There are Europe guidebooks that cover everything from bare basics to high luxury. One good way to judge whether a guidebook will suit you is to go to a bookstore or library and look up places you have already visited. If the guidebook's assessment agrees with yours, you'll probably like the book.
Several series that young travelers use most are also helpful for budget-minded adults: The Let's Go guides, highly opinionated but very useful for students looking for the least expensive hostels, hotels and meals, written by Harvard University students; the Lonely Planet guides, low- to mid-budget choices, thorough and practical with good maps and hotel information; and the hip Rough Guides, researched by British writers.
More mainstream are the Frommer guides, dedicated to keeping prices moderate for independent travelers; and the Fodor guides, whose hotel choices are usually priced above Frommer's, especially useful for independent travelers because of the attention to such details as how to use local transportation.
For motorists, the Michelin Green Guides are excellent. If you plan to travel by rail, I'd get Jay Brunhouse's "Traveling Europe's Trains."
Rick Steves, host of the "Travels in Europe" series on PBS and the Travel Channel, writes a number of regional guides and one that covers all of Europe. I liked "Europe Through the Back Door" as soon as I opened it. Steves is a sort of grown-up version of the collegians who write the Let's Go and Rough Guides: He doesn't want to spend a lot of money, but his comfort level is more suited to average travelers than to backpackers. Steves also has a Web site (www.ricksteves.com).

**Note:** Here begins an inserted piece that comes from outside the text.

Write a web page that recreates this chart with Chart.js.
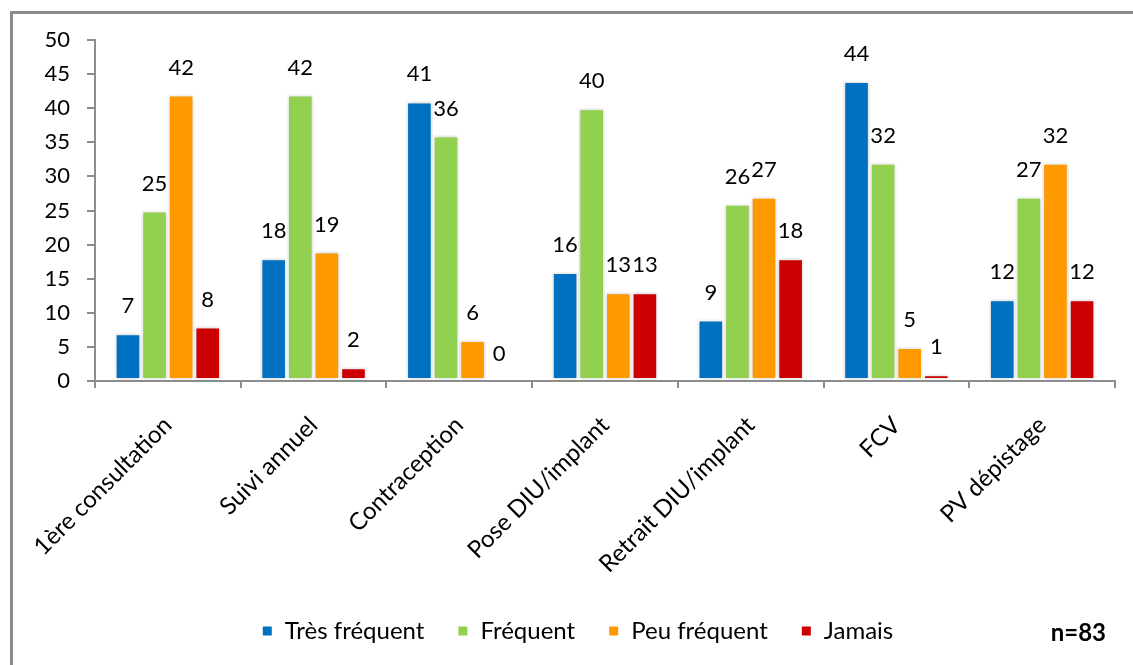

In addition to choosing a guidebook, write to the U.S.-based tourist offices of the countries you decide to visit, asking for information. These offices, listed in most Europe guidebooks, range from very good to pathetic, and most of the literature is free. Also, I take along the latest editions of the Best Western and Choice Hotels international directories, because those chains' affiliate hotels are well-run, clean and usually inexpensive.